> **What you will do**
Repeat the data word for word. Do not include the pictures.

> **Collected data**
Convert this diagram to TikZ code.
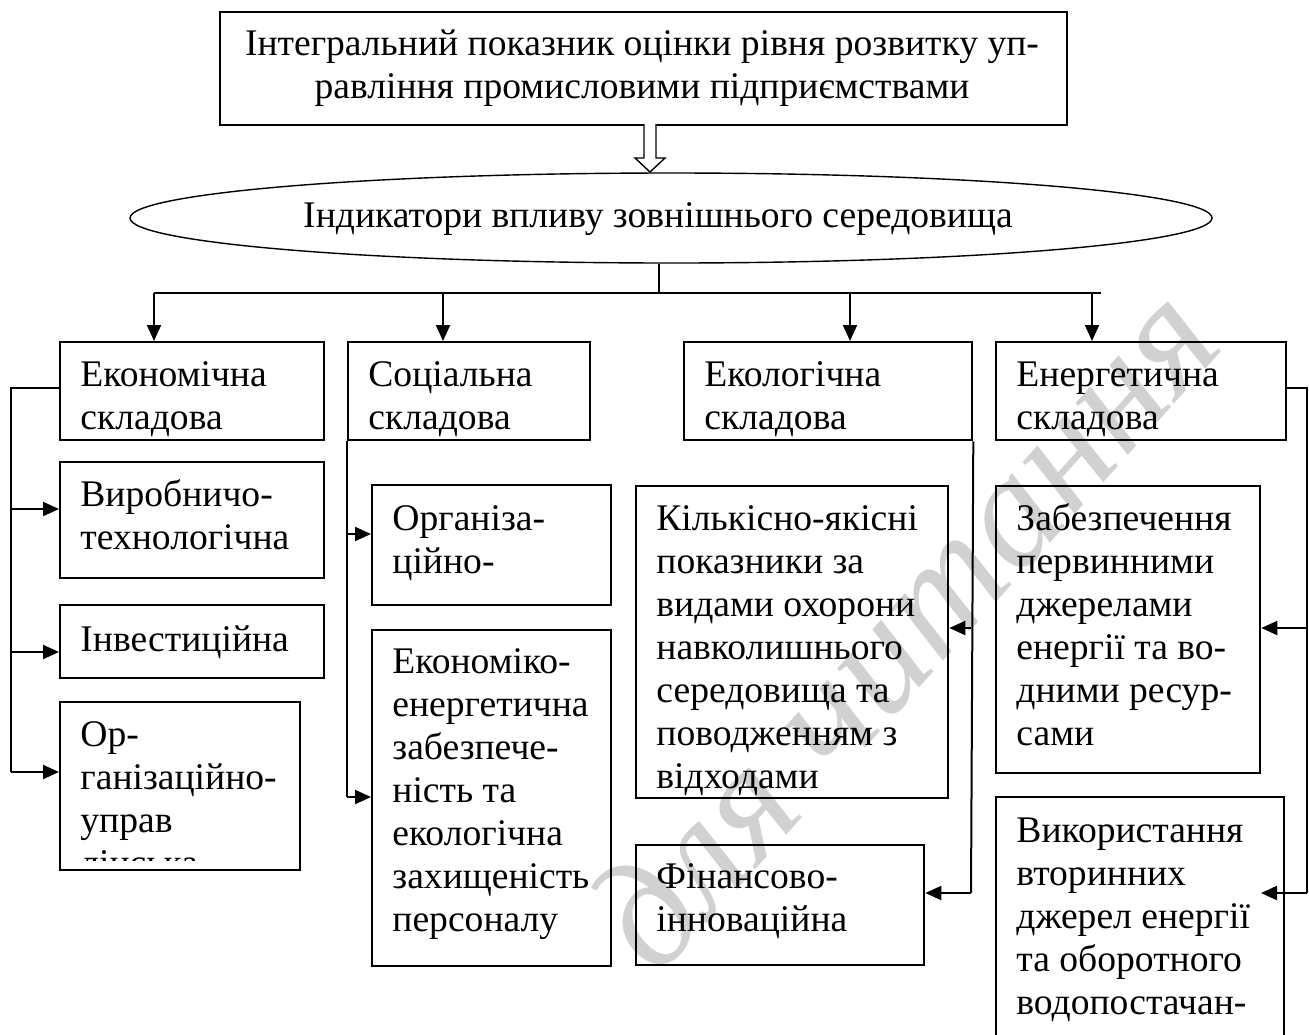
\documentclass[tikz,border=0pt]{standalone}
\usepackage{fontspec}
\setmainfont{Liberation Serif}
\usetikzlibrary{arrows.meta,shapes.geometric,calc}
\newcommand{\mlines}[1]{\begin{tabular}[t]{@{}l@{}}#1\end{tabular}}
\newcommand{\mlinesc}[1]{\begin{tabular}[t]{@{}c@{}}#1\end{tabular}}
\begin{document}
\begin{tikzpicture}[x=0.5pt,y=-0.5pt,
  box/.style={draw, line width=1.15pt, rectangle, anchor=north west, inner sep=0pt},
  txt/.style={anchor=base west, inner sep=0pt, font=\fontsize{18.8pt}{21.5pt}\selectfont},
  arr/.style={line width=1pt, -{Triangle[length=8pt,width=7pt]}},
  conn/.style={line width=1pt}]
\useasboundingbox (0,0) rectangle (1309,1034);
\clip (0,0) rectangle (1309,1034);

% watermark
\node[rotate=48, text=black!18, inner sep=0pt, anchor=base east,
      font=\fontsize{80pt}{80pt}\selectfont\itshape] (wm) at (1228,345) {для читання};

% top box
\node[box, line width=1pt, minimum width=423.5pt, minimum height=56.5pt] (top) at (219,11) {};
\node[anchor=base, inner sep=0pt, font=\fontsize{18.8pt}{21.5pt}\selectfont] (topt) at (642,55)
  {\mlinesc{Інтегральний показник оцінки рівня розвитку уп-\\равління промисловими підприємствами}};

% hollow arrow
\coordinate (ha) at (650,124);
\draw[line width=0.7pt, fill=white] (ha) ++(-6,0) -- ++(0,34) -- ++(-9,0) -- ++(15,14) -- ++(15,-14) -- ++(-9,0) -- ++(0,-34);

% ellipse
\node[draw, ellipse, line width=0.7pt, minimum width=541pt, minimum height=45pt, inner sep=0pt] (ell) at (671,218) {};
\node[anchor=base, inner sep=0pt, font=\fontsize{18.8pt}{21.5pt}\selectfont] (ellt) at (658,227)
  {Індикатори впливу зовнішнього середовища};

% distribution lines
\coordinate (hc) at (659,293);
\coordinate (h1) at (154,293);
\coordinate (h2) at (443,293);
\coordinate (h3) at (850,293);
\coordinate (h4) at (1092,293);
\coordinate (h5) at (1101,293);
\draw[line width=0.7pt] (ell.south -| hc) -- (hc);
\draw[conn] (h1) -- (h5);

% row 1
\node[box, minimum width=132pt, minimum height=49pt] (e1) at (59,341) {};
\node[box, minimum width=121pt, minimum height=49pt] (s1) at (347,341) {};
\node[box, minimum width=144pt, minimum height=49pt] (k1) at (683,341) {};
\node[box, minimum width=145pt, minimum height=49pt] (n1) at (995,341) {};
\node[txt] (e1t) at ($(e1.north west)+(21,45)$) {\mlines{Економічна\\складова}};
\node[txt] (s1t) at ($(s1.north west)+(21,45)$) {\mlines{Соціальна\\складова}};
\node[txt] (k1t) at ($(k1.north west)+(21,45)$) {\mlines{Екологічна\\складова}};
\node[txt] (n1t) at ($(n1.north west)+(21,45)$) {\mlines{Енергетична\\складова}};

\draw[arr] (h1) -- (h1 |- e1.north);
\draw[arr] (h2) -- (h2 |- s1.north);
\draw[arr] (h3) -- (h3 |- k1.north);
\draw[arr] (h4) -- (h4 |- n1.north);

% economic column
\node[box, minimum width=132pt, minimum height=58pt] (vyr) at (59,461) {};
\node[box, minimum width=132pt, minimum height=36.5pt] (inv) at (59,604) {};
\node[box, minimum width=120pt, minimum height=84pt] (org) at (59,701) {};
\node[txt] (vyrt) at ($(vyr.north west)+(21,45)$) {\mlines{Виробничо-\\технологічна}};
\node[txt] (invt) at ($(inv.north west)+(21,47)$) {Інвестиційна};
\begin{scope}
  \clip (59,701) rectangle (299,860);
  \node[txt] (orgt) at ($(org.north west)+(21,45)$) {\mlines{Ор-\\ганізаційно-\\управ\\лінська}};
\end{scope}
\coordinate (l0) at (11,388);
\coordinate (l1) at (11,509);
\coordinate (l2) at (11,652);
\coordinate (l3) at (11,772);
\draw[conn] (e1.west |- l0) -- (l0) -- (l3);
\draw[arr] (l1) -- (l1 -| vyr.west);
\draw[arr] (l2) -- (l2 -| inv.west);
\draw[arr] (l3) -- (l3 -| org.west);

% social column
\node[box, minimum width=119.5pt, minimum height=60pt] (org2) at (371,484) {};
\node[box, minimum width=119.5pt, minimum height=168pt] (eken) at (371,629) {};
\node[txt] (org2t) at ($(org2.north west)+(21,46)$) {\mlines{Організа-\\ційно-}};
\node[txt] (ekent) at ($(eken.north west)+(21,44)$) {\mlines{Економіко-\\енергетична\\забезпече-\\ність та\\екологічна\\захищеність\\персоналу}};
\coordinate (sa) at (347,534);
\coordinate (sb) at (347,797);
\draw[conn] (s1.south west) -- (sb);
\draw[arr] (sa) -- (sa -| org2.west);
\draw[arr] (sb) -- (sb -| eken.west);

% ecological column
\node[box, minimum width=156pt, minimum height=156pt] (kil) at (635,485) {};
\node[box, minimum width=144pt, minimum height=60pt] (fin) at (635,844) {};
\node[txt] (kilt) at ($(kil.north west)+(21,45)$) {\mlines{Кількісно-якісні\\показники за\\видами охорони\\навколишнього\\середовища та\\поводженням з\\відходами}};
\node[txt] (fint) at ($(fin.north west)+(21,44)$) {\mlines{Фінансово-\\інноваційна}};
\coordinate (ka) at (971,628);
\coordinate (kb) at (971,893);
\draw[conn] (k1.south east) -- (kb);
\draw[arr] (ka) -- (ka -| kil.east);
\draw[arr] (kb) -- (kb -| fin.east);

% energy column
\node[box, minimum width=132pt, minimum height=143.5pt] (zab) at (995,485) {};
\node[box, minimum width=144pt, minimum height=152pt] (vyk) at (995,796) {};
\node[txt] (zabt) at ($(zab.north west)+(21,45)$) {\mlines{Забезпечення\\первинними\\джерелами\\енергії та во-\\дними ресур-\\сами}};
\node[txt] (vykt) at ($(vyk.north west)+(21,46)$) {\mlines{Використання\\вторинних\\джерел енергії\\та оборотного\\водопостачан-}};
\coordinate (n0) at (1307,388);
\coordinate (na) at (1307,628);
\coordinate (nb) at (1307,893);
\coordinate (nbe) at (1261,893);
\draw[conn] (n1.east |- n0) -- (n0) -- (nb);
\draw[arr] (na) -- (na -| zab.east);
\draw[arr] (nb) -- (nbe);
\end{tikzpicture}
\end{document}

> **Reply to the task**
Convert this diagram to TikZ code.
\documentclass[tikz,border=0pt]{standalone}
\usepackage{fontspec}
\setmainfont{Liberation Serif}
\usetikzlibrary{arrows.meta,shapes.geometric,calc}
\newcommand{\mlines}[1]{\begin{tabular}[t]{@{}l@{}}#1\end{tabular}}
\newcommand{\mlinesc}[1]{\begin{tabular}[t]{@{}c@{}}#1\end{tabular}}
\begin{document}
\begin{tikzpicture}[x=0.5pt,y=-0.5pt,
  box/.style={draw, line width=1.15pt, rectangle, anchor=north west, inner sep=0pt},
  txt/.style={anchor=base west, inner sep=0pt, font=\fontsize{18.8pt}{21.5pt}\selectfont},
  arr/.style={line width=1pt, -{Triangle[length=8pt,width=7pt]}},
  conn/.style={line width=1pt}]
\useasboundingbox (0,0) rectangle (1309,1034);
\clip (0,0) rectangle (1309,1034);

% watermark
\node[rotate=48, text=black!18, inner sep=0pt, anchor=base east,
      font=\fontsize{80pt}{80pt}\selectfont\itshape] (wm) at (1228,345) {для читання};

% top box
\node[box, line width=1pt, minimum width=423.5pt, minimum height=56.5pt] (top) at (219,11) {};
\node[anchor=base, inner sep=0pt, font=\fontsize{18.8pt}{21.5pt}\selectfont] (topt) at (642,55)
  {\mlinesc{Інтегральний показник оцінки рівня розвитку уп-\\равління промисловими підприємствами}};

% hollow arrow
\coordinate (ha) at (650,124);
\draw[line width=0.7pt, fill=white] (ha) ++(-6,0) -- ++(0,34) -- ++(-9,0) -- ++(15,14) -- ++(15,-14) -- ++(-9,0) -- ++(0,-34);

% ellipse
\node[draw, ellipse, line width=0.7pt, minimum width=541pt, minimum height=45pt, inner sep=0pt] (ell) at (671,218) {};
\node[anchor=base, inner sep=0pt, font=\fontsize{18.8pt}{21.5pt}\selectfont] (ellt) at (658,227)
  {Індикатори впливу зовнішнього середовища};

% distribution lines
\coordinate (hc) at (659,293);
\coordinate (h1) at (154,293);
\coordinate (h2) at (443,293);
\coordinate (h3) at (850,293);
\coordinate (h4) at (1092,293);
\coordinate (h5) at (1101,293);
\draw[line width=0.7pt] (ell.south -| hc) -- (hc);
\draw[conn] (h1) -- (h5);

% row 1
\node[box, minimum width=132pt, minimum height=49pt] (e1) at (59,341) {};
\node[box, minimum width=121pt, minimum height=49pt] (s1) at (347,341) {};
\node[box, minimum width=144pt, minimum height=49pt] (k1) at (683,341) {};
\node[box, minimum width=145pt, minimum height=49pt] (n1) at (995,341) {};
\node[txt] (e1t) at ($(e1.north west)+(21,45)$) {\mlines{Економічна\\складова}};
\node[txt] (s1t) at ($(s1.north west)+(21,45)$) {\mlines{Соціальна\\складова}};
\node[txt] (k1t) at ($(k1.north west)+(21,45)$) {\mlines{Екологічна\\складова}};
\node[txt] (n1t) at ($(n1.north west)+(21,45)$) {\mlines{Енергетична\\складова}};

\draw[arr] (h1) -- (h1 |- e1.north);
\draw[arr] (h2) -- (h2 |- s1.north);
\draw[arr] (h3) -- (h3 |- k1.north);
\draw[arr] (h4) -- (h4 |- n1.north);

% economic column
\node[box, minimum width=132pt, minimum height=58pt] (vyr) at (59,461) {};
\node[box, minimum width=132pt, minimum height=36.5pt] (inv) at (59,604) {};
\node[box, minimum width=120pt, minimum height=84pt] (org) at (59,701) {};
\node[txt] (vyrt) at ($(vyr.north west)+(21,45)$) {\mlines{Виробничо-\\технологічна}};
\node[txt] (invt) at ($(inv.north west)+(21,47)$) {Інвестиційна};
\begin{scope}
  \clip (59,701) rectangle (299,860);
  \node[txt] (orgt) at ($(org.north west)+(21,45)$) {\mlines{Ор-\\ганізаційно-\\управ\\лінська}};
\end{scope}
\coordinate (l0) at (11,388);
\coordinate (l1) at (11,509);
\coordinate (l2) at (11,652);
\coordinate (l3) at (11,772);
\draw[conn] (e1.west |- l0) -- (l0) -- (l3);
\draw[arr] (l1) -- (l1 -| vyr.west);
\draw[arr] (l2) -- (l2 -| inv.west);
\draw[arr] (l3) -- (l3 -| org.west);

% social column
\node[box, minimum width=119.5pt, minimum height=60pt] (org2) at (371,484) {};
\node[box, minimum width=119.5pt, minimum height=168pt] (eken) at (371,629) {};
\node[txt] (org2t) at ($(org2.north west)+(21,46)$) {\mlines{Організа-\\ційно-}};
\node[txt] (ekent) at ($(eken.north west)+(21,44)$) {\mlines{Економіко-\\енергетична\\забезпече-\\ність та\\екологічна\\захищеність\\персоналу}};
\coordinate (sa) at (347,534);
\coordinate (sb) at (347,797);
\draw[conn] (s1.south west) -- (sb);
\draw[arr] (sa) -- (sa -| org2.west);
\draw[arr] (sb) -- (sb -| eken.west);

% ecological column
\node[box, minimum width=156pt, minimum height=156pt] (kil) at (635,485) {};
\node[box, minimum width=144pt, minimum height=60pt] (fin) at (635,844) {};
\node[txt] (kilt) at ($(kil.north west)+(21,45)$) {\mlines{Кількісно-якісні\\показники за\\видами охорони\\навколишнього\\середовища та\\поводженням з\\відходами}};
\node[txt] (fint) at ($(fin.north west)+(21,44)$) {\mlines{Фінансово-\\інноваційна}};
\coordinate (ka) at (971,628);
\coordinate (kb) at (971,893);
\draw[conn] (k1.south east) -- (kb);
\draw[arr] (ka) -- (ka -| kil.east);
\draw[arr] (kb) -- (kb -| fin.east);

% energy column
\node[box, minimum width=132pt, minimum height=143.5pt] (zab) at (995,485) {};
\node[box, minimum width=144pt, minimum height=152pt] (vyk) at (995,796) {};
\node[txt] (zabt) at ($(zab.north west)+(21,45)$) {\mlines{Забезпечення\\первинними\\джерелами\\енергії та во-\\дними ресур-\\сами}};
\node[txt] (vykt) at ($(vyk.north west)+(21,46)$) {\mlines{Використання\\вторинних\\джерел енергії\\та оборотного\\водопостачан-}};
\coordinate (n0) at (1307,388);
\coordinate (na) at (1307,628);
\coordinate (nb) at (1307,893);
\coordinate (nbe) at (1261,893);
\draw[conn] (n1.east |- n0) -- (n0) -- (nb);
\draw[arr] (na) -- (na -| zab.east);
\draw[arr] (nb) -- (nbe);
\end{tikzpicture}
\end{document}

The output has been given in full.